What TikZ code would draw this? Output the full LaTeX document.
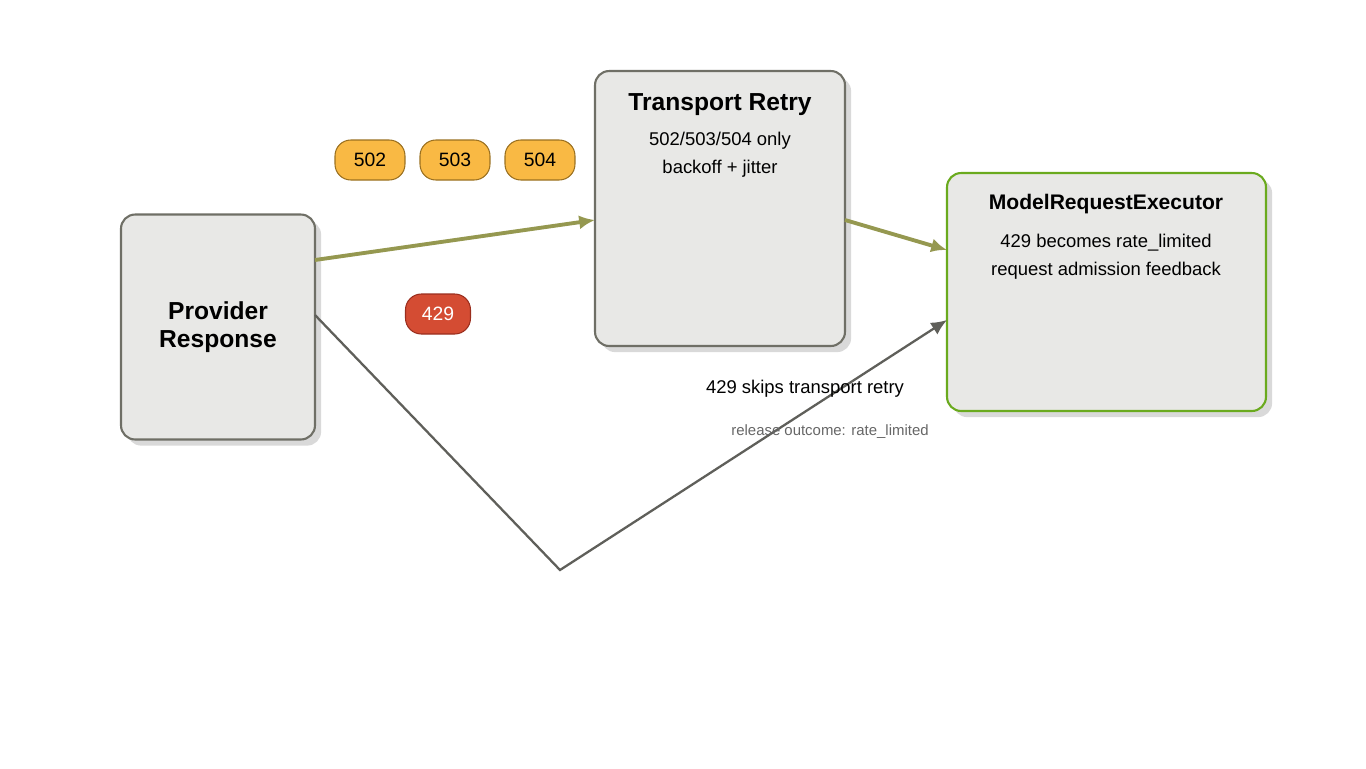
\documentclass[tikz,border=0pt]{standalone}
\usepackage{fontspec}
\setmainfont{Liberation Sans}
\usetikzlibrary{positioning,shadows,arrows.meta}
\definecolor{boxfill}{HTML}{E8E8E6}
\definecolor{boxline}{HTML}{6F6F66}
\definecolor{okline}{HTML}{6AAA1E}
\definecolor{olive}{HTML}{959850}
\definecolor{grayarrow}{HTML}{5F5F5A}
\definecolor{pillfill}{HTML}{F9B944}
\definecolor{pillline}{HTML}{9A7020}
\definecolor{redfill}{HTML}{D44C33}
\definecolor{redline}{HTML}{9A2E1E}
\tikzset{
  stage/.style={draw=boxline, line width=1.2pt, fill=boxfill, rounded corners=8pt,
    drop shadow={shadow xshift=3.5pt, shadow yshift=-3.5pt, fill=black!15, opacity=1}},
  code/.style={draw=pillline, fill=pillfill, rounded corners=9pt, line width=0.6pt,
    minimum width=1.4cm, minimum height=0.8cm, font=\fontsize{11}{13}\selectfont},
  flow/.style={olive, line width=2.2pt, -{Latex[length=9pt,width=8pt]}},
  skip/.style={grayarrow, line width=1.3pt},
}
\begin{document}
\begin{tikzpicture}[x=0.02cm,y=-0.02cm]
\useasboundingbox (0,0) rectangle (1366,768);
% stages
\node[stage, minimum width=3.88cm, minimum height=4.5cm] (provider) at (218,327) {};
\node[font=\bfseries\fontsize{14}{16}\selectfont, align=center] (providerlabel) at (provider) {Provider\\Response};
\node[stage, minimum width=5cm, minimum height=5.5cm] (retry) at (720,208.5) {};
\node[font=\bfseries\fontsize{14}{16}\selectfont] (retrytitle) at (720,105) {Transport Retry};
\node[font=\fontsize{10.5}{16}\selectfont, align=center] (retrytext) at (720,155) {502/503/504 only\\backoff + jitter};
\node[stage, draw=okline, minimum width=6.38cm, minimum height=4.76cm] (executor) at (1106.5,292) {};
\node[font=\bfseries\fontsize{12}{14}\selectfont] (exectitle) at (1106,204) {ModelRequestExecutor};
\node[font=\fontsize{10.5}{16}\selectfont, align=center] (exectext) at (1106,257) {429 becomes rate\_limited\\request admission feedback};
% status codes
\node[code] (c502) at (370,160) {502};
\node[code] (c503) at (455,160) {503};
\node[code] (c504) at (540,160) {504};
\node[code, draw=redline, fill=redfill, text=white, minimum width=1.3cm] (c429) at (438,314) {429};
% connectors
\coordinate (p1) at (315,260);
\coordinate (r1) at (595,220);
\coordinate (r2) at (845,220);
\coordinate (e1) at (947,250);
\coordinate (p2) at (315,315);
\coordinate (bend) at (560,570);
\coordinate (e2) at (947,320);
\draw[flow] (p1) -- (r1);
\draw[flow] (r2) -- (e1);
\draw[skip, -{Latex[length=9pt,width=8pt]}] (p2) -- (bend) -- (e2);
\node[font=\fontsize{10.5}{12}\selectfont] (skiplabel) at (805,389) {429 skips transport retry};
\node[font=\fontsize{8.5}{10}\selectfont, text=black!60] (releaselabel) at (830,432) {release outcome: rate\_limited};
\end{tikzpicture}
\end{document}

.....

**TASK TO CARRY OUT**
Your task is to repeat the data above exactly while excluding the pictures.

**RESULT**
What TikZ code would draw this? Output the full LaTeX document.
\documentclass[tikz,border=0pt]{standalone}
\usepackage{fontspec}
\setmainfont{Liberation Sans}
\usetikzlibrary{positioning,shadows,arrows.meta}
\definecolor{boxfill}{HTML}{E8E8E6}
\definecolor{boxline}{HTML}{6F6F66}
\definecolor{okline}{HTML}{6AAA1E}
\definecolor{olive}{HTML}{959850}
\definecolor{grayarrow}{HTML}{5F5F5A}
\definecolor{pillfill}{HTML}{F9B944}
\definecolor{pillline}{HTML}{9A7020}
\definecolor{redfill}{HTML}{D44C33}
\definecolor{redline}{HTML}{9A2E1E}
\tikzset{
  stage/.style={draw=boxline, line width=1.2pt, fill=boxfill, rounded corners=8pt,
    drop shadow={shadow xshift=3.5pt, shadow yshift=-3.5pt, fill=black!15, opacity=1}},
  code/.style={draw=pillline, fill=pillfill, rounded corners=9pt, line width=0.6pt,
    minimum width=1.4cm, minimum height=0.8cm, font=\fontsize{11}{13}\selectfont},
  flow/.style={olive, line width=2.2pt, -{Latex[length=9pt,width=8pt]}},
  skip/.style={grayarrow, line width=1.3pt},
}
\begin{document}
\begin{tikzpicture}[x=0.02cm,y=-0.02cm]
\useasboundingbox (0,0) rectangle (1366,768);
% stages
\node[stage, minimum width=3.88cm, minimum height=4.5cm] (provider) at (218,327) {};
\node[font=\bfseries\fontsize{14}{16}\selectfont, align=center] (providerlabel) at (provider) {Provider\\Response};
\node[stage, minimum width=5cm, minimum height=5.5cm] (retry) at (720,208.5) {};
\node[font=\bfseries\fontsize{14}{16}\selectfont] (retrytitle) at (720,105) {Transport Retry};
\node[font=\fontsize{10.5}{16}\selectfont, align=center] (retrytext) at (720,155) {502/503/504 only\\backoff + jitter};
\node[stage, draw=okline, minimum width=6.38cm, minimum height=4.76cm] (executor) at (1106.5,292) {};
\node[font=\bfseries\fontsize{12}{14}\selectfont] (exectitle) at (1106,204) {ModelRequestExecutor};
\node[font=\fontsize{10.5}{16}\selectfont, align=center] (exectext) at (1106,257) {429 becomes rate\_limited\\request admission feedback};
% status codes
\node[code] (c502) at (370,160) {502};
\node[code] (c503) at (455,160) {503};
\node[code] (c504) at (540,160) {504};
\node[code, draw=redline, fill=redfill, text=white, minimum width=1.3cm] (c429) at (438,314) {429};
% connectors
\coordinate (p1) at (315,260);
\coordinate (r1) at (595,220);
\coordinate (r2) at (845,220);
\coordinate (e1) at (947,250);
\coordinate (p2) at (315,315);
\coordinate (bend) at (560,570);
\coordinate (e2) at (947,320);
\draw[flow] (p1) -- (r1);
\draw[flow] (r2) -- (e1);
\draw[skip, -{Latex[length=9pt,width=8pt]}] (p2) -- (bend) -- (e2);
\node[font=\fontsize{10.5}{12}\selectfont] (skiplabel) at (805,389) {429 skips transport retry};
\node[font=\fontsize{8.5}{10}\selectfont, text=black!60] (releaselabel) at (830,432) {release outcome: rate\_limited};
\end{tikzpicture}
\end{document}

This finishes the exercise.